Wednesday, July 20, 2016

Book Review: The Breaking of Northwall

Book Review: 'The Breaking of Northwall' by Paul O. Williams

5 / 5 Stars
‘The Breaking of Northwall’ (280 pp) was published in February, 1981; the cover art is by Darrell K. Sweet.

This is the first volume of 'The Pelbar Cycle', which ultimately comprised 7 volumes published from 1981 - 1985. Although the entries in the Cycle all share the same setting and jointly reference particular characters, each novel is more or less a standalone work.

Author Paul O. Williams (1935 – 2009) was a poet and a faculty member at Principia College in Illinois. 

[Principia College is if course the flagship college of the Christian Scientist Church. It is unclear to me if Williams' fiction incorporates the philosophies of Christian Science or its founders, Phineas Quimby and Mary Baker Eddy.]

The Pelbar Cycle takes place in the US, more than a thousand years after World War Three has devastated the world. Civilization endures in the form of small enclaves; some are made up of nomadic ‘barbarian’ tribesmen, while others are more settled. The Midwest remains sparsely populated and technologically backward compared to the East Coast.

Jestak, the hero of the story, is a young man who belongs to the Pelbar enclave. The Pelbar live in stone fortresses along the banks of the upper Mississippi River. Their society is matriarchal and inward-focused; secure in their fortresses, the Pelbar rarely interact with the barbarian tribes roaming the plains, and then only to trade goods during mutually observed Truce Weeks.

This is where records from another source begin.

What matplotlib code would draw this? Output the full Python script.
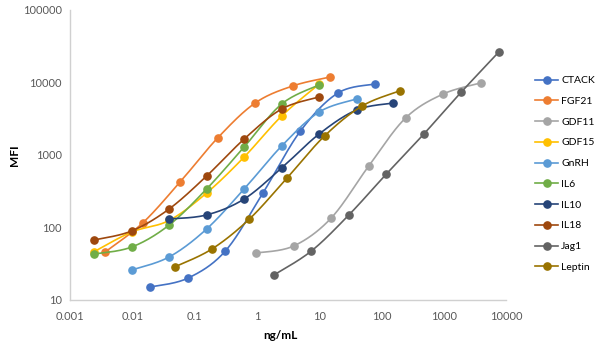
import numpy as np
import matplotlib
matplotlib.use("Agg")
import matplotlib.pyplot as plt

# Concentrations (ng/mL) and median fluorescence intensities per analyte
analytes = ["CTACK", "FGF21", "GDF11", "GDF15", "GnRH", "IL6", "IL10", "IL18", "Jag1", "Leptin"]
colors = ["#4472C4", "#ED7D31", "#A5A5A5", "#FFC000", "#5B9BD5",
          "#70AD47", "#264478", "#9E480E", "#636363", "#997300"]

ctack_x = [0.0195, 0.078, 0.3125, 1.25, 5, 20, 80]
ctack_y = [15.1, 20, 47.5, 299, 2140, 7160, 9530]

fgf21_x = [0.00366, 0.0146, 0.0586, 0.234, 0.9375, 3.75, 15]
fgf21_y = [45.9, 115, 425, 1715, 5210, 8950, 11900]

gdf11_x = [0.977, 3.9, 15.6, 62.5, 244, 977, 3906]
gdf11_y = [44.5, 55.6, 135, 705, 3240, 6930, 9840]

gdf15_x = [0.00244, 0.0098, 0.039, 0.156, 0.625, 2.5, 10]
gdf15_y = [46.4, 86.7, 125, 299, 937, 3450, 9500]

gnrh_x = [0.00977, 0.039, 0.156, 0.625, 2.5, 10, 40]
gnrh_y = [25.9, 39.2, 95.3, 340, 1330, 3920, 5920]

il6_x = [0.00244, 0.0098, 0.039, 0.156, 0.625, 2.5, 10]
il6_y = [43, 53.8, 108, 340, 1290, 5050, 9250]

il10_x = [0.039, 0.156, 0.625, 2.5, 10, 40, 156]
il10_y = [131, 149, 247, 662, 1950, 4180, 5210]

il18_x = [0.00244, 0.0098, 0.039, 0.156, 0.625, 2.5, 10]
il18_y = [67.2, 89.6, 180, 513, 1660, 4310, 6310]

jag1_x = [1.875, 7.5, 30, 120, 480, 1920, 7680]
jag1_y = [22.1, 47.4, 149, 547, 1950, 7400, 26400]

leptin_x = [0.0476, 0.19, 0.76, 3.05, 12.2, 48.8, 195]
leptin_y = [28.5, 50.5, 131, 482, 1830, 4740, 7640]

series_x = [ctack_x, fgf21_x, gdf11_x, gdf15_x, gnrh_x, il6_x, il10_x, il18_x, jag1_x, leptin_x]
series_y = [ctack_y, fgf21_y, gdf11_y, gdf15_y, gnrh_y, il6_y, il10_y, il18_y, jag1_y, leptin_y]


def smooth_curve(x, y, steps=30):
    """Catmull-Rom style smoothing of a polyline in log-log space."""
    p = np.column_stack([np.log10(x), np.log10(y)])
    n = len(p)
    out = [p[0]]
    for i in range(n - 1):
        p0 = p[i - 1] if i > 0 else p[i]
        p1 = p[i]
        p2 = p[i + 1]
        p3 = p[i + 2] if i + 2 < n else p[i + 1]
        c1 = p1 + (p2 - p0) / 6.0
        c2 = p2 - (p3 - p1) / 6.0
        t = np.linspace(0, 1, steps)[1:, None]
        seg = ((1 - t) ** 3) * p1 + 3 * ((1 - t) ** 2) * t * c1 \
            + 3 * (1 - t) * t ** 2 * c2 + t ** 3 * p2
        out.extend(seg)
    out = np.array(out)
    return 10 ** out[:, 0], 10 ** out[:, 1]


plt.rcParams["font.family"] = ["Lato", "DejaVu Sans"]

fig = plt.figure(figsize=(6, 3.5), dpi=100)
ax = fig.add_axes([0.1167, 0.1429, 0.7267, 0.8286])

for name, c, xs, ys in zip(analytes, colors, series_x, series_y):
    sx, sy = smooth_curve(xs, ys)
    ax.plot(sx, sy, color=c, lw=1.2, solid_capstyle="round")
    ax.plot(xs, ys, linestyle="none", marker="o", ms=5.2, color=c)
    ax.plot([], [], color=c, lw=1.2, marker="o", ms=5.2, label=name)

ax.set_xscale("log")
ax.set_yscale("log")
ax.set_xlim(0.001, 10000)
ax.set_ylim(10, 100000)

xt = [0.001, 0.01, 0.1, 1, 10, 100, 1000, 10000]
yt = [10, 100, 1000, 10000, 100000]
ax.set_xticks(xt)
ax.set_xticklabels(["0.001", "0.01", "0.1", "1", "10", "100", "1000", "10000"])
ax.set_yticks(yt)
ax.set_yticklabels(["10", "100", "1000", "10000", "100000"])
ax.minorticks_off()
ax.tick_params(axis="both", length=0, labelsize=8, labelcolor="#595959")
ax.tick_params(axis="y", pad=6)
ax.tick_params(axis="x", pad=8)

for s in ["top", "right"]:
    ax.spines[s].set_visible(False)
for s in ["left", "bottom"]:
    ax.spines[s].set_color("#D0D0D0")
    ax.spines[s].set_linewidth(1.0)

ax.set_xlabel("ng/mL", fontsize=8.5, fontweight="bold", color="black")
ax.set_ylabel("MFI", fontsize=8.5, fontweight="bold", color="black")
ax.xaxis.set_label_coords(0.482, -0.103)
ax.yaxis.set_label_coords(-0.115, 0.5)

handles, labels = ax.get_legend_handles_labels()
fig.legend(handles, labels, loc="upper left", bbox_to_anchor=(0.885, 0.795),
           frameon=False, fontsize=7.5, handlelength=2.2, handletextpad=0.3,
           labelspacing=1.1, borderaxespad=0)

fig.savefig("out.png", dpi=100)
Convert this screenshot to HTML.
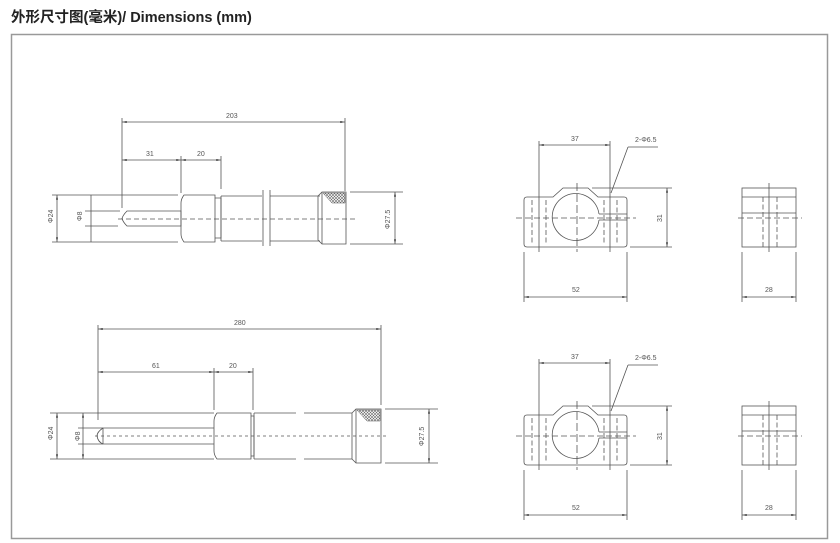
<!DOCTYPE html>
<html><head><meta charset="utf-8"><style>
html,body{margin:0;padding:0;background:#fff;width:840px;height:543px;overflow:hidden}
svg{display:block}
text{font-family:"Liberation Sans",sans-serif;font-size:7px;fill:#555}
.t{font-family:"Liberation Sans","Noto Sans CJK SC",sans-serif;font-size:14.5px;font-weight:bold;fill:#222}
</style></head><body>
<svg width="840" height="543" viewBox="0 0 840 543" xmlns="http://www.w3.org/2000/svg">
<defs>
<pattern id="h" width="3" height="3" patternUnits="userSpaceOnUse">
<rect width="3" height="3" fill="#fff"/><path d="M0 0L3 3M3 0L0 3" stroke="#666" stroke-width="0.6"/></pattern>
<marker id="a" viewBox="0 0 8 4" refX="8" refY="2" markerWidth="6" markerHeight="3" orient="auto-start-reverse"><path d="M0 0L8 2L0 4z" fill="#555"/></marker>
</defs>
<text class="t" x="11" y="22">外形尺寸图(毫米)/ Dimensions (mm)</text>
<rect x="11.5" y="34.5" width="816" height="504" fill="none" stroke="#999" stroke-width="1.5"/>

<g stroke="#555" stroke-width="0.8" fill="none">
<!-- TOP ROD -->
<path d="M122 122H345" marker-start="url(#a)" marker-end="url(#a)"/>
<path d="M122 160H181" marker-start="url(#a)" marker-end="url(#a)"/>
<path d="M181 160H221" marker-start="url(#a)" marker-end="url(#a)"/>
<path d="M122 118V208M181 156V193M221 156V189M345 118V191"/>
<path d="M52 195H178M52 242H178"/>
<path d="M57 195V242" marker-start="url(#a)" marker-end="url(#a)"/>
<path d="M85 211H120M85 226H118"/>
<path d="M91 195V242"/>
<path d="M127 211H181V226H127Q123 222 122 218.5Q123 215 127 211Z"/>
<path d="M184 195H215V242H184Q181 238 181 234V203Q181 199 184 195Z"/>
<path d="M215 198H221V238H215"/>
<path d="M221 196H262M221 241H262M221 196V241"/>
<path d="M263 190V246M270 190V246"/>
<path d="M270 196H320M270 241H320"/>
<path d="M322 192H346V244H322L318 240V196Z"/>
<path d="M322 192V244"/>
<path d="M323 193H345V203H332Z" fill="url(#h)" stroke-width="0.5"/>
<path d="M118 219H355" stroke-dasharray="5 3"/>
<path d="M350 192H403M350 244H403"/>
<path d="M395 192V244" marker-start="url(#a)" marker-end="url(#a)"/>

<!-- BOTTOM ROD -->
<path d="M98 329H381" marker-start="url(#a)" marker-end="url(#a)"/>
<path d="M98 372H214" marker-start="url(#a)" marker-end="url(#a)"/>
<path d="M214 372H253" marker-start="url(#a)" marker-end="url(#a)"/>
<path d="M98 325V420M214 368V410M253 368V410M381 325V405"/>
<path d="M50 413H214M50 459H214"/>
<path d="M57 413V459" marker-start="url(#a)" marker-end="url(#a)"/>
<path d="M78 428H214M78 444H214"/>
<path d="M83 413V459" marker-start="url(#a)" marker-end="url(#a)"/>
<path d="M103 428Q97 432 97 436Q98 442 103 444M103 428V444"/>
<path d="M217 413H251V459H217Q214 455 214 451V421Q214 417 217 413Z"/>
<path d="M251 416H254V456H251"/>
<path d="M254 413H296M254 459H296M254 413V459"/>
<path d="M304 413H352M304 459H352"/>
<path d="M356 409H381V463H356L352 459V413Z"/>
<path d="M356 409V463"/>
<path d="M357 410H380V421H367Z" fill="url(#h)" stroke-width="0.5"/>
<path d="M95 436H388" stroke-dasharray="3 3"/>
<path d="M385 409H438M385 463H438"/>
<path d="M429 409V463" marker-start="url(#a)" marker-end="url(#a)"/>
</g>

<g fill="#555">
<text x="226" y="118">203</text>
<text x="146" y="156">31</text>
<text x="197" y="156">20</text>
<text x="234" y="325">280</text>
<text x="152" y="368">61</text>
<text x="229" y="368">20</text>
<text transform="translate(53 223) rotate(-90)">Φ24</text>
<text transform="translate(82 221) rotate(-90)">Φ8</text>
<text transform="translate(390 229) rotate(-90)">Φ27.5</text>
<text transform="translate(53 440) rotate(-90)">Φ24</text>
<text transform="translate(80 441) rotate(-90)">Φ8</text>
<text transform="translate(424 446) rotate(-90)">Φ27.5</text>
</g>

<g id="blk" stroke="#555" stroke-width="0.8" fill="none">
<path d="M539 145H610" marker-start="url(#a)" marker-end="url(#a)"/>
<path d="M539 141V252M610 141V252"/>
<path d="M628 147H658M628 147L611 193"/>
<path d="M527 197H553L563 188H588L598 197H624Q627 197 627 200V244Q627 247 624 247H527Q524 247 524 244V200Q524 197 527 197Z"/>
<path d="M599 214A23.5 23.5 0 1 0 599 220"/>
<path d="M599 214H627M599 220H627"/>
<path d="M532 200V245M546 200V245M604 200V245M617 200V245" stroke-dasharray="5 2.5"/>
<path d="M516 218H636" stroke-dasharray="6 3"/>
<path d="M577 183V252" stroke-dasharray="8 3"/>
<path d="M592 188H672M630 247H672"/>
<path d="M667 188V247" marker-start="url(#a)" marker-end="url(#a)"/>
<path d="M524 252V302M627 252V302"/>
<path d="M524 297H627" marker-start="url(#a)" marker-end="url(#a)"/>
<rect x="742" y="188" width="54" height="59"/>
<path d="M742 197H796M742 213H796"/>
<path d="M763 197V247M777 197V247" stroke-dasharray="5 2.5"/>
<path d="M738 218H802" stroke-dasharray="6 3"/>
<path d="M769 183V252"/>
<path d="M742 252V302M796 252V302"/>
<path d="M742 297H796" marker-start="url(#a)" marker-end="url(#a)"/>
</g>
<g fill="#555" id="blkt">
<text x="571" y="141">37</text>
<text x="635" y="142">2-Φ6.5</text>
<text transform="translate(662 222) rotate(-90)">31</text>
<text x="572" y="292">52</text>
<text x="765" y="292">28</text>
</g>
<use href="#blk" transform="translate(0 218)"/>
<use href="#blkt" transform="translate(0 218)"/>
</svg>
</body></html>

As ‘Northwall’ opens Jestak has elected to rebel – in an understated way – from the strictures of the matriarchy governing Pelbarigan, the largest and most powerful of the stone fortresses of the Pelbar nation. Jestak finds his way up the river to Northwall, the smaller of the Pelbar fortresses, and one whose leader, the so-called Protector, is less orthodox in her attitudes towards interacting with the world.

When Jestak proposes a mission to travel to the territory formerly known as Colorado, there to rescue a young woman enslaved by the Emeri tribe, the Protector gives assent. But as Jestak and his companions from the nomadic Shumal tribe set out for the country of the Emeri, unknown to them, an invasion force made up of the ruthless Tantal of the Great Lakes has embarked upon the Mississippi. Their goal: subjugation of the Pelbar. And the Tantal have weapons that the Pelbar, in their seemingly impregnable stone fortresses, have never before encountered……..

‘The Breaking of Northwall’ is a well-written, fast-moving story. While I can’t say it’s particularly imaginative in terms of using the traditional post-apocalyptic setting of a devastated, far-future USA, author Williams elects to model the nomadic tribes – which are comprised of whites – with the attitudes and spiritual beliefs of the American Indians, which gives the novel’s sociological and anthropological themes additional depth not usually found in an adventure novel.

For a novel published in 1981 – a period during which sf as a genre was doggedly recycling tired New Wave tropes - ‘The Breaking of Northwall’ is noteworthy for its readability. I recommend this as one of the better sf novels of the early 80s.